• [THE REQUEST]: Stop at the line containing "import plotly.graph_objects as go": repeat exactly every line of the entries below from the first up to it, plus that line, with pictures omitted.
##### GIVEN INFORMATION
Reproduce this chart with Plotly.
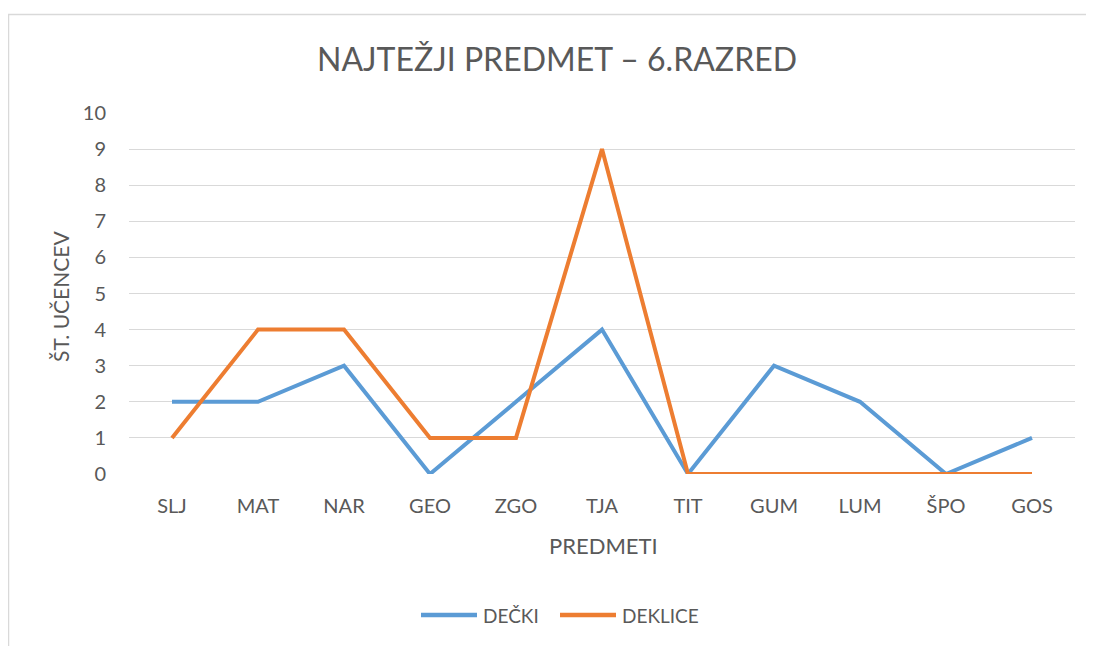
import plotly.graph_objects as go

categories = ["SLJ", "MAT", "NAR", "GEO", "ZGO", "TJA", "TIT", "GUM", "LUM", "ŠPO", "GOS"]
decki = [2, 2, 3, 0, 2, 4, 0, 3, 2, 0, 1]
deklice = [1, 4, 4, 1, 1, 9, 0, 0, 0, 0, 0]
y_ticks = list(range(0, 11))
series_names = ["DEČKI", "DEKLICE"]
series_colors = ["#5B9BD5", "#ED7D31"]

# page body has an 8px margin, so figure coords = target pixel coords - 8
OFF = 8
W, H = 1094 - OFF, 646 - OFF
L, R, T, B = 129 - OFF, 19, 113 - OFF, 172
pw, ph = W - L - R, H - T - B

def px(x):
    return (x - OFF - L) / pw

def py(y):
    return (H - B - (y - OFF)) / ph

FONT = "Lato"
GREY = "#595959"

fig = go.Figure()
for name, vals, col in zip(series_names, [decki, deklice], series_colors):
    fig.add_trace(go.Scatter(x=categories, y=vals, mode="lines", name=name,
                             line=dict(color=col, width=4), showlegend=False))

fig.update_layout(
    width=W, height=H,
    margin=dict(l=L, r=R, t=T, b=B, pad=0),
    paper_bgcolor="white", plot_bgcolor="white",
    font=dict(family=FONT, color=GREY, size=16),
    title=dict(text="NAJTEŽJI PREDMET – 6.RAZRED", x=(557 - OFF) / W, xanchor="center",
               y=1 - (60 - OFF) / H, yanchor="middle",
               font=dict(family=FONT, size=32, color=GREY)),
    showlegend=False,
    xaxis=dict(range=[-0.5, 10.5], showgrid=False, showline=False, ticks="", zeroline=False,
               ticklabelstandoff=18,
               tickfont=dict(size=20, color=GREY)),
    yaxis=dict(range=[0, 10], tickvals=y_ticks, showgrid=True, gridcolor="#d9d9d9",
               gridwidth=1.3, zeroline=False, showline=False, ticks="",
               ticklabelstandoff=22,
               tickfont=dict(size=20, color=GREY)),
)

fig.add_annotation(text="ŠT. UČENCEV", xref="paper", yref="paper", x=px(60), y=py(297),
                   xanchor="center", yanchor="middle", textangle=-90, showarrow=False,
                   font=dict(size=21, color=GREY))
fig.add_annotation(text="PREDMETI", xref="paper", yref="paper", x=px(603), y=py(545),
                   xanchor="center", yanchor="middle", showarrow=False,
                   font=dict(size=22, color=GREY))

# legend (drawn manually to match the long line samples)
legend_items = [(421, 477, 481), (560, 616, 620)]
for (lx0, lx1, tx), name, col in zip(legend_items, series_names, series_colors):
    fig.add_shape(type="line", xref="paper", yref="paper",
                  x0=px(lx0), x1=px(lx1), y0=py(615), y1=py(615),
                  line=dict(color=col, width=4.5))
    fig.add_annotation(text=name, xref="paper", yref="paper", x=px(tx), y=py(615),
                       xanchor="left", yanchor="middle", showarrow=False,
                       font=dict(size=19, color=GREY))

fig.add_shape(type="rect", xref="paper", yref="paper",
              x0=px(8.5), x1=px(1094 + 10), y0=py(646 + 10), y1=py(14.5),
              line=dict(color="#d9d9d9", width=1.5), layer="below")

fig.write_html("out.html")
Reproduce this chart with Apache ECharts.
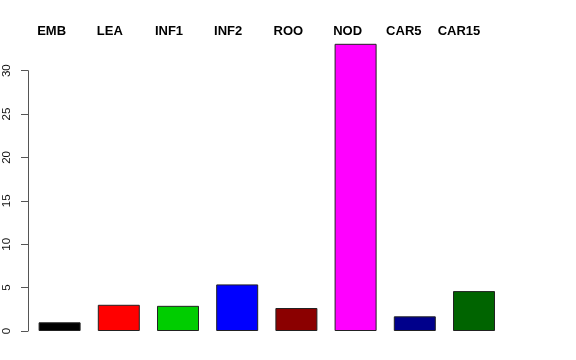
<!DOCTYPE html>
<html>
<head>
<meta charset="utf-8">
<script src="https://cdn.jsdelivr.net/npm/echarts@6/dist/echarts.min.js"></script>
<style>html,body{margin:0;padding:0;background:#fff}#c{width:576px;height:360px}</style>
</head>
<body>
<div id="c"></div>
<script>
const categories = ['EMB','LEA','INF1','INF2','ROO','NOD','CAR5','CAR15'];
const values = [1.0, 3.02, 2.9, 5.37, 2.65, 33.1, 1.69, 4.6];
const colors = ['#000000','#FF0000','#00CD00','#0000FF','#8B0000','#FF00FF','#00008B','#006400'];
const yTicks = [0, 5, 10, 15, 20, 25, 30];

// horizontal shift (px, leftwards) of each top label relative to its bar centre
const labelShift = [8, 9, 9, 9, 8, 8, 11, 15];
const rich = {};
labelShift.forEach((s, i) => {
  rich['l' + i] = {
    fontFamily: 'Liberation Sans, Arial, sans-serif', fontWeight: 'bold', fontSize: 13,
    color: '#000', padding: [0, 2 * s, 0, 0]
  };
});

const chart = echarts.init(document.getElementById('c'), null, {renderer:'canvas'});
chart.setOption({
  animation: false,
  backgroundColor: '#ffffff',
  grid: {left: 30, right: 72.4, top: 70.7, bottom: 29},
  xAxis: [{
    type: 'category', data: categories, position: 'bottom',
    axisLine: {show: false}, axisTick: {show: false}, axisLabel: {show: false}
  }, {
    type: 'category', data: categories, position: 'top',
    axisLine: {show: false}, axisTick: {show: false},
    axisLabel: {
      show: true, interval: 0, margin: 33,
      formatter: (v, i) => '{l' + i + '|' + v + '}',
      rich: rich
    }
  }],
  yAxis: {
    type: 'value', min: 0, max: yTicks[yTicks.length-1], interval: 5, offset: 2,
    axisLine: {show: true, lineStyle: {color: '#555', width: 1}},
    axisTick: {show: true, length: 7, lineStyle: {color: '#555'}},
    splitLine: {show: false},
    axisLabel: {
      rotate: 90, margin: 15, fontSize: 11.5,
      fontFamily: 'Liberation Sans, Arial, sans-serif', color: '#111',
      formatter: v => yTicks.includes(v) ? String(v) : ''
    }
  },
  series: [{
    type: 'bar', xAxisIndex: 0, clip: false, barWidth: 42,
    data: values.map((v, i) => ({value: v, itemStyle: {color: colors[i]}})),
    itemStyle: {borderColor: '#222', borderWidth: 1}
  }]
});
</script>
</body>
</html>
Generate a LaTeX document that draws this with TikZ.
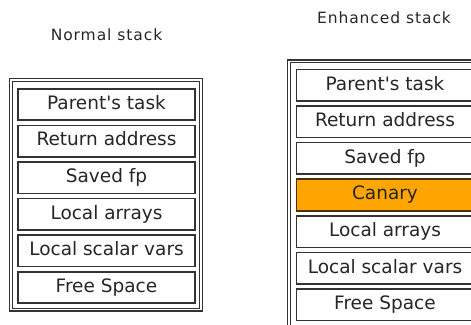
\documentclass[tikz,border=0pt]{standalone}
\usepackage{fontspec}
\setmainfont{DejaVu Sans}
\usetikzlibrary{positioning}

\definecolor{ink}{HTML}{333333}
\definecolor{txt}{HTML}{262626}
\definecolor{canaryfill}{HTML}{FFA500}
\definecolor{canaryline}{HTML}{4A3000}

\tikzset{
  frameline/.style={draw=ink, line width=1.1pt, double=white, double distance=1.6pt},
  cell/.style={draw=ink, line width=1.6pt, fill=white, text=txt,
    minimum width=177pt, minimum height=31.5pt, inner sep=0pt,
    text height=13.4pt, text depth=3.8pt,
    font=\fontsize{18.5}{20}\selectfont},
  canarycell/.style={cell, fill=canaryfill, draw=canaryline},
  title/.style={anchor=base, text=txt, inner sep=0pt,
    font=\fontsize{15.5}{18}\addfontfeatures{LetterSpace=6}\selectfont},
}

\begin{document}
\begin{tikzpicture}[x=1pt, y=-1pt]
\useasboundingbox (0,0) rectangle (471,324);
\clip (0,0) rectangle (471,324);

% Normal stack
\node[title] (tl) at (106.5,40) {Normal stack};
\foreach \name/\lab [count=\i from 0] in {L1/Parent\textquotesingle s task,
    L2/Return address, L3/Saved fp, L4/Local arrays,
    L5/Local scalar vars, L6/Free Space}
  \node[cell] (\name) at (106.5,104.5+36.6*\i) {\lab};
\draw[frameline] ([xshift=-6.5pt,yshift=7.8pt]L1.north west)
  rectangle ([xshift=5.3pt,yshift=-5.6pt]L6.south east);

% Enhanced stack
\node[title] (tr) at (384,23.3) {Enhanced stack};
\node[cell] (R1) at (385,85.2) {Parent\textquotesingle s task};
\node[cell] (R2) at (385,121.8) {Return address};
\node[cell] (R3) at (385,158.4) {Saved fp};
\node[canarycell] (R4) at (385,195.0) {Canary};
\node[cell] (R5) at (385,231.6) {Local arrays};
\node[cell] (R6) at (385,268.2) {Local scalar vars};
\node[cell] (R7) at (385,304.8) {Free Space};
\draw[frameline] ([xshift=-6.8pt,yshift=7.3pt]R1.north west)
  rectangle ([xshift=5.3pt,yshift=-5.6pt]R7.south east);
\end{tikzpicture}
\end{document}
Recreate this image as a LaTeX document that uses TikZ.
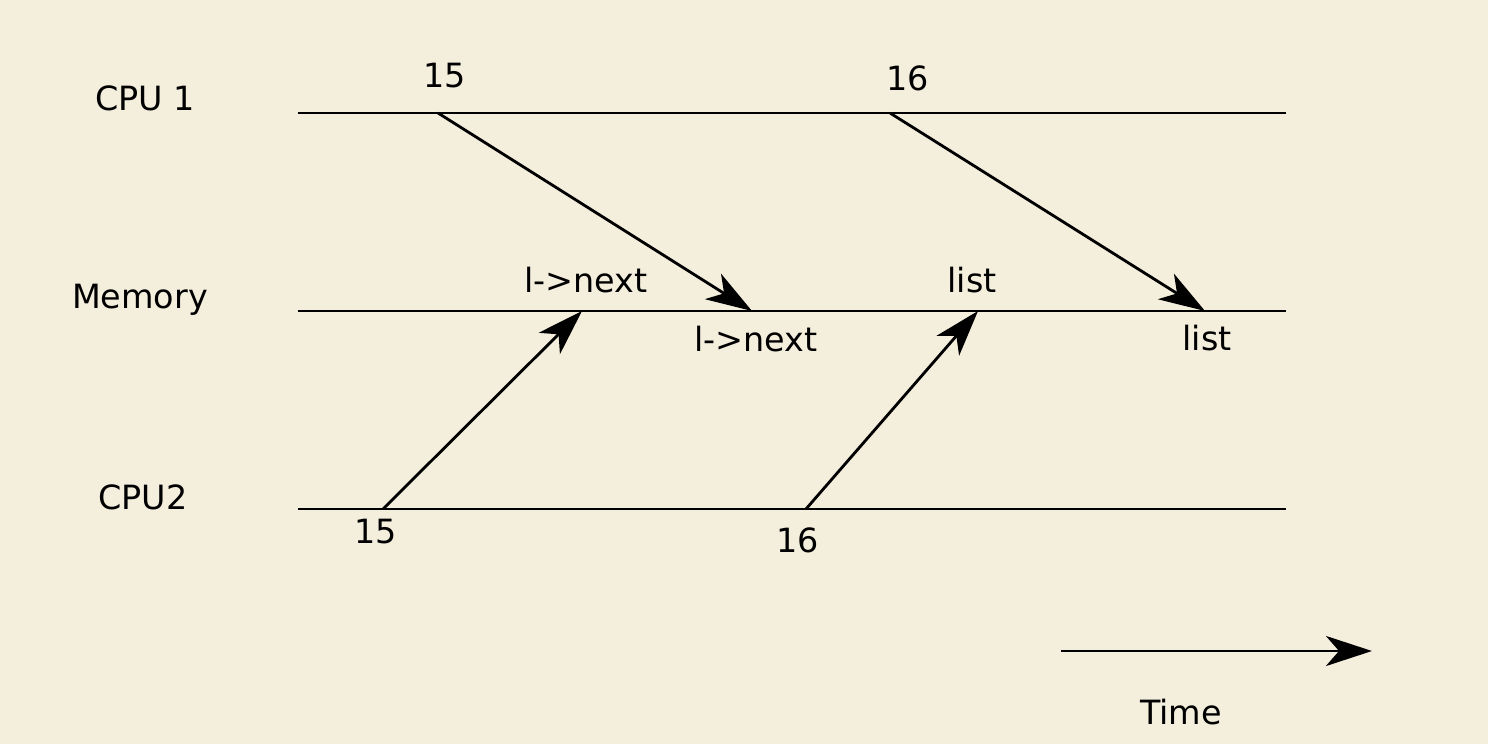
##########
• [RESULT OF THIS TASK]:
Reproduce this chart with Plotly.
import plotly.graph_objects as go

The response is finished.